## Exercise prompt
Carry none of the pictures over; write out the complete data exactly.

## Information provided
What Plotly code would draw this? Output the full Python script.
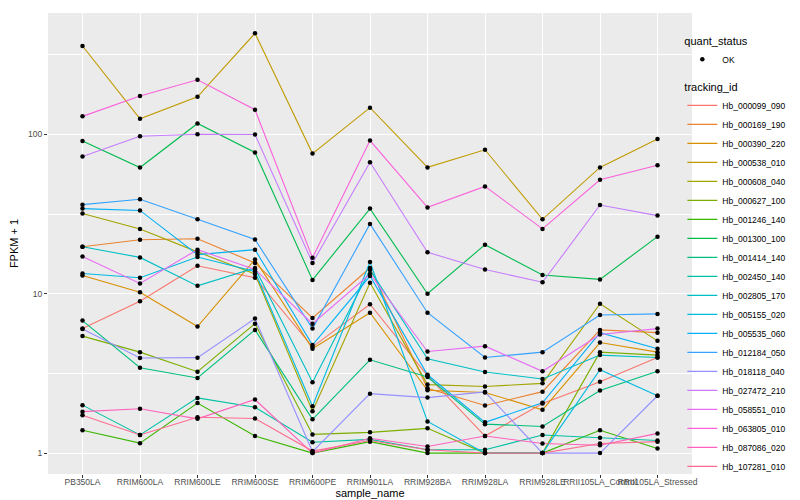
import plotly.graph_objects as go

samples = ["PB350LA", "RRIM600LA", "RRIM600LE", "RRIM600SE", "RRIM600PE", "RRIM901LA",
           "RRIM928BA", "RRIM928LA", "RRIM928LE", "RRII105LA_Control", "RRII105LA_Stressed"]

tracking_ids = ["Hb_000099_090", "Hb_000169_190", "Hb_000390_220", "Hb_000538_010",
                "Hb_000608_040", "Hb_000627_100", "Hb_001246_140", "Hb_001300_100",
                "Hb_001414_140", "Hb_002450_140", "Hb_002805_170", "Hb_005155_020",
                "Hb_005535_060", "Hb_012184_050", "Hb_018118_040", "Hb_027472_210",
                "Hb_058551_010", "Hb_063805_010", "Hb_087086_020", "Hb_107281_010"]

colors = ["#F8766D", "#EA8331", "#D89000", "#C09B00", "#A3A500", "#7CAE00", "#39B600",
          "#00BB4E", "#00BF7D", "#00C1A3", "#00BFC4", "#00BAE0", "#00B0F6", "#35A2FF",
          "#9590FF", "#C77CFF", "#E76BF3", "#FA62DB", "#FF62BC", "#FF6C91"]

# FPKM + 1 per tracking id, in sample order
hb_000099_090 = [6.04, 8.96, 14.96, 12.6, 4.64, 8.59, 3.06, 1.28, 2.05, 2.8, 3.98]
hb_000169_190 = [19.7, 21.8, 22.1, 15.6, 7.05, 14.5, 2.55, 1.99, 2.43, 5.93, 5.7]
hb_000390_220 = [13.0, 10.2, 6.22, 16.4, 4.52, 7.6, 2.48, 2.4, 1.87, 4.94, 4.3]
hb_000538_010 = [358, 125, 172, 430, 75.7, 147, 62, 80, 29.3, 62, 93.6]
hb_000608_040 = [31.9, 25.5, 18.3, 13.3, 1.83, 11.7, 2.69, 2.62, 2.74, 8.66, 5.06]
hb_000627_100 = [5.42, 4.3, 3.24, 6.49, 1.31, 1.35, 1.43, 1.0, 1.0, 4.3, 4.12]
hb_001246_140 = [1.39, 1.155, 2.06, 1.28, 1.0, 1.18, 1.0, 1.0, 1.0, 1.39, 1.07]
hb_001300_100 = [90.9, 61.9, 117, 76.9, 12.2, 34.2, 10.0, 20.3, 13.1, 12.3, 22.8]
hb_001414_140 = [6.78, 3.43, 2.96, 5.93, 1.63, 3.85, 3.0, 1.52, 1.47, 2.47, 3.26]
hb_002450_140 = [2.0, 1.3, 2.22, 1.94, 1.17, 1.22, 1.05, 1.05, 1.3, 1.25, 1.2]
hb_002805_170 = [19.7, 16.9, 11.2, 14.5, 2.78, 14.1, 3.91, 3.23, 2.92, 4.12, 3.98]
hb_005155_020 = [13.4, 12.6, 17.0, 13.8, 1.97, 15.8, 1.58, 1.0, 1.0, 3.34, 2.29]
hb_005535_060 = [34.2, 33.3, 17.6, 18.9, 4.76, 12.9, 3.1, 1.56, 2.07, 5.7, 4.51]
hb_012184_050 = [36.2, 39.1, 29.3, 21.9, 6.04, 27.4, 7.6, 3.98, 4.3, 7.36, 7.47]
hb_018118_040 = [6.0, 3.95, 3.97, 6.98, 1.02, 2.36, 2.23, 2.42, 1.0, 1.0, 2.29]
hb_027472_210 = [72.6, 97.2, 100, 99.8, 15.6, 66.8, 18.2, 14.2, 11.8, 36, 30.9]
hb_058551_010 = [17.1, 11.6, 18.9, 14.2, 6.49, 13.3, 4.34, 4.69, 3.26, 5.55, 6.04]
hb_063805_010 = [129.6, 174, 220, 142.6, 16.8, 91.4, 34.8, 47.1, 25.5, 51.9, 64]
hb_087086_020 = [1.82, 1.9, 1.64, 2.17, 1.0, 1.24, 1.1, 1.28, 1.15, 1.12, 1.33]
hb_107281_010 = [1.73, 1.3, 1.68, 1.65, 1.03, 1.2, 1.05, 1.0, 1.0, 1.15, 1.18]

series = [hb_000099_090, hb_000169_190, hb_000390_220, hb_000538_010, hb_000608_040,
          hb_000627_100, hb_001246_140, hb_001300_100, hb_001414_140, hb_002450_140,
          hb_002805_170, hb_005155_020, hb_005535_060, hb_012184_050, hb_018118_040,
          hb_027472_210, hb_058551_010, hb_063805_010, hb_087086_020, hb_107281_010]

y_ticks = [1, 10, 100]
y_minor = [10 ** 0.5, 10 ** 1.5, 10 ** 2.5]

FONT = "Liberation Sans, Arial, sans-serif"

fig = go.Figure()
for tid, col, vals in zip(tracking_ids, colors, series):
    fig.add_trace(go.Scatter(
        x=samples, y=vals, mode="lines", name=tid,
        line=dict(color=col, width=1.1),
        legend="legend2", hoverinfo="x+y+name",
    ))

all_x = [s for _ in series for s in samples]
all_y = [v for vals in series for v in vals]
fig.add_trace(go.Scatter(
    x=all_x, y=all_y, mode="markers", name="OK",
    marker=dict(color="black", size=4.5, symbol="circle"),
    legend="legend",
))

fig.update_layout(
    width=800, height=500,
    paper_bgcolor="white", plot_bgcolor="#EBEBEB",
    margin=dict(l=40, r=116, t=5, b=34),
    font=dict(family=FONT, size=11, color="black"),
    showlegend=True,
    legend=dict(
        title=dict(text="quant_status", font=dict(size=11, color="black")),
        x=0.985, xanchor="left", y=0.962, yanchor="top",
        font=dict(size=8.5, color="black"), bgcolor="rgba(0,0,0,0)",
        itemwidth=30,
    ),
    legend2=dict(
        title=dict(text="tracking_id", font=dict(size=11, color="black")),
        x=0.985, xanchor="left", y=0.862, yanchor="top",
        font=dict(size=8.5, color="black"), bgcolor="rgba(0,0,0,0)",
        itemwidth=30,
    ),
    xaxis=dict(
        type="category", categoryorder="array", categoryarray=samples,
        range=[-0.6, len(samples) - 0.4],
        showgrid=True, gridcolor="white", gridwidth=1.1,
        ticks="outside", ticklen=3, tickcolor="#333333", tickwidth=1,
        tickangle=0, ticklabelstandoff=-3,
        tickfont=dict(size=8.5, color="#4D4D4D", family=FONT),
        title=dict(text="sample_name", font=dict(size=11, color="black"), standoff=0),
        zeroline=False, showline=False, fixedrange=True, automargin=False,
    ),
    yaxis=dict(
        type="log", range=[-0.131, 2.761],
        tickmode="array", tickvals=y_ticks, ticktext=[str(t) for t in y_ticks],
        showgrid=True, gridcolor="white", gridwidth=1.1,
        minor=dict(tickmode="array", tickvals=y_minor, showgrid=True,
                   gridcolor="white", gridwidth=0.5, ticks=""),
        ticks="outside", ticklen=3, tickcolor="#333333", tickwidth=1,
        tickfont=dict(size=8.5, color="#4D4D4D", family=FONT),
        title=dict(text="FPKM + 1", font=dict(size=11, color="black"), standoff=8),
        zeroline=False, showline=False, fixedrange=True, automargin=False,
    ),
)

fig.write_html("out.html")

## The output
What Plotly code would draw this? Output the full Python script.
import plotly.graph_objects as go

samples = ["PB350LA", "RRIM600LA", "RRIM600LE", "RRIM600SE", "RRIM600PE", "RRIM901LA",
           "RRIM928BA", "RRIM928LA", "RRIM928LE", "RRII105LA_Control", "RRII105LA_Stressed"]

tracking_ids = ["Hb_000099_090", "Hb_000169_190", "Hb_000390_220", "Hb_000538_010",
                "Hb_000608_040", "Hb_000627_100", "Hb_001246_140", "Hb_001300_100",
                "Hb_001414_140", "Hb_002450_140", "Hb_002805_170", "Hb_005155_020",
                "Hb_005535_060", "Hb_012184_050", "Hb_018118_040", "Hb_027472_210",
                "Hb_058551_010", "Hb_063805_010", "Hb_087086_020", "Hb_107281_010"]

colors = ["#F8766D", "#EA8331", "#D89000", "#C09B00", "#A3A500", "#7CAE00", "#39B600",
          "#00BB4E", "#00BF7D", "#00C1A3", "#00BFC4", "#00BAE0", "#00B0F6", "#35A2FF",
          "#9590FF", "#C77CFF", "#E76BF3", "#FA62DB", "#FF62BC", "#FF6C91"]

# FPKM + 1 per tracking id, in sample order
hb_000099_090 = [6.04, 8.96, 14.96, 12.6, 4.64, 8.59, 3.06, 1.28, 2.05, 2.8, 3.98]
hb_000169_190 = [19.7, 21.8, 22.1, 15.6, 7.05, 14.5, 2.55, 1.99, 2.43, 5.93, 5.7]
hb_000390_220 = [13.0, 10.2, 6.22, 16.4, 4.52, 7.6, 2.48, 2.4, 1.87, 4.94, 4.3]
hb_000538_010 = [358, 125, 172, 430, 75.7, 147, 62, 80, 29.3, 62, 93.6]
hb_000608_040 = [31.9, 25.5, 18.3, 13.3, 1.83, 11.7, 2.69, 2.62, 2.74, 8.66, 5.06]
hb_000627_100 = [5.42, 4.3, 3.24, 6.49, 1.31, 1.35, 1.43, 1.0, 1.0, 4.3, 4.12]
hb_001246_140 = [1.39, 1.155, 2.06, 1.28, 1.0, 1.18, 1.0, 1.0, 1.0, 1.39, 1.07]
hb_001300_100 = [90.9, 61.9, 117, 76.9, 12.2, 34.2, 10.0, 20.3, 13.1, 12.3, 22.8]
hb_001414_140 = [6.78, 3.43, 2.96, 5.93, 1.63, 3.85, 3.0, 1.52, 1.47, 2.47, 3.26]
hb_002450_140 = [2.0, 1.3, 2.22, 1.94, 1.17, 1.22, 1.05, 1.05, 1.3, 1.25, 1.2]
hb_002805_170 = [19.7, 16.9, 11.2, 14.5, 2.78, 14.1, 3.91, 3.23, 2.92, 4.12, 3.98]
hb_005155_020 = [13.4, 12.6, 17.0, 13.8, 1.97, 15.8, 1.58, 1.0, 1.0, 3.34, 2.29]
hb_005535_060 = [34.2, 33.3, 17.6, 18.9, 4.76, 12.9, 3.1, 1.56, 2.07, 5.7, 4.51]
hb_012184_050 = [36.2, 39.1, 29.3, 21.9, 6.04, 27.4, 7.6, 3.98, 4.3, 7.36, 7.47]
hb_018118_040 = [6.0, 3.95, 3.97, 6.98, 1.02, 2.36, 2.23, 2.42, 1.0, 1.0, 2.29]
hb_027472_210 = [72.6, 97.2, 100, 99.8, 15.6, 66.8, 18.2, 14.2, 11.8, 36, 30.9]
hb_058551_010 = [17.1, 11.6, 18.9, 14.2, 6.49, 13.3, 4.34, 4.69, 3.26, 5.55, 6.04]
hb_063805_010 = [129.6, 174, 220, 142.6, 16.8, 91.4, 34.8, 47.1, 25.5, 51.9, 64]
hb_087086_020 = [1.82, 1.9, 1.64, 2.17, 1.0, 1.24, 1.1, 1.28, 1.15, 1.12, 1.33]
hb_107281_010 = [1.73, 1.3, 1.68, 1.65, 1.03, 1.2, 1.05, 1.0, 1.0, 1.15, 1.18]

series = [hb_000099_090, hb_000169_190, hb_000390_220, hb_000538_010, hb_000608_040,
          hb_000627_100, hb_001246_140, hb_001300_100, hb_001414_140, hb_002450_140,
          hb_002805_170, hb_005155_020, hb_005535_060, hb_012184_050, hb_018118_040,
          hb_027472_210, hb_058551_010, hb_063805_010, hb_087086_020, hb_107281_010]

y_ticks = [1, 10, 100]
y_minor = [10 ** 0.5, 10 ** 1.5, 10 ** 2.5]

FONT = "Liberation Sans, Arial, sans-serif"

fig = go.Figure()
for tid, col, vals in zip(tracking_ids, colors, series):
    fig.add_trace(go.Scatter(
        x=samples, y=vals, mode="lines", name=tid,
        line=dict(color=col, width=1.1),
        legend="legend2", hoverinfo="x+y+name",
    ))

all_x = [s for _ in series for s in samples]
all_y = [v for vals in series for v in vals]
fig.add_trace(go.Scatter(
    x=all_x, y=all_y, mode="markers", name="OK",
    marker=dict(color="black", size=4.5, symbol="circle"),
    legend="legend",
))

fig.update_layout(
    width=800, height=500,
    paper_bgcolor="white", plot_bgcolor="#EBEBEB",
    margin=dict(l=40, r=116, t=5, b=34),
    font=dict(family=FONT, size=11, color="black"),
    showlegend=True,
    legend=dict(
        title=dict(text="quant_status", font=dict(size=11, color="black")),
        x=0.985, xanchor="left", y=0.962, yanchor="top",
        font=dict(size=8.5, color="black"), bgcolor="rgba(0,0,0,0)",
        itemwidth=30,
    ),
    legend2=dict(
        title=dict(text="tracking_id", font=dict(size=11, color="black")),
        x=0.985, xanchor="left", y=0.862, yanchor="top",
        font=dict(size=8.5, color="black"), bgcolor="rgba(0,0,0,0)",
        itemwidth=30,
    ),
    xaxis=dict(
        type="category", categoryorder="array", categoryarray=samples,
        range=[-0.6, len(samples) - 0.4],
        showgrid=True, gridcolor="white", gridwidth=1.1,
        ticks="outside", ticklen=3, tickcolor="#333333", tickwidth=1,
        tickangle=0, ticklabelstandoff=-3,
        tickfont=dict(size=8.5, color="#4D4D4D", family=FONT),
        title=dict(text="sample_name", font=dict(size=11, color="black"), standoff=0),
        zeroline=False, showline=False, fixedrange=True, automargin=False,
    ),
    yaxis=dict(
        type="log", range=[-0.131, 2.761],
        tickmode="array", tickvals=y_ticks, ticktext=[str(t) for t in y_ticks],
        showgrid=True, gridcolor="white", gridwidth=1.1,
        minor=dict(tickmode="array", tickvals=y_minor, showgrid=True,
                   gridcolor="white", gridwidth=0.5, ticks=""),
        ticks="outside", ticklen=3, tickcolor="#333333", tickwidth=1,
        tickfont=dict(size=8.5, color="#4D4D4D", family=FONT),
        title=dict(text="FPKM + 1", font=dict(size=11, color="black"), standoff=8),
        zeroline=False, showline=False, fixedrange=True, automargin=False,
    ),
)

fig.write_html("out.html")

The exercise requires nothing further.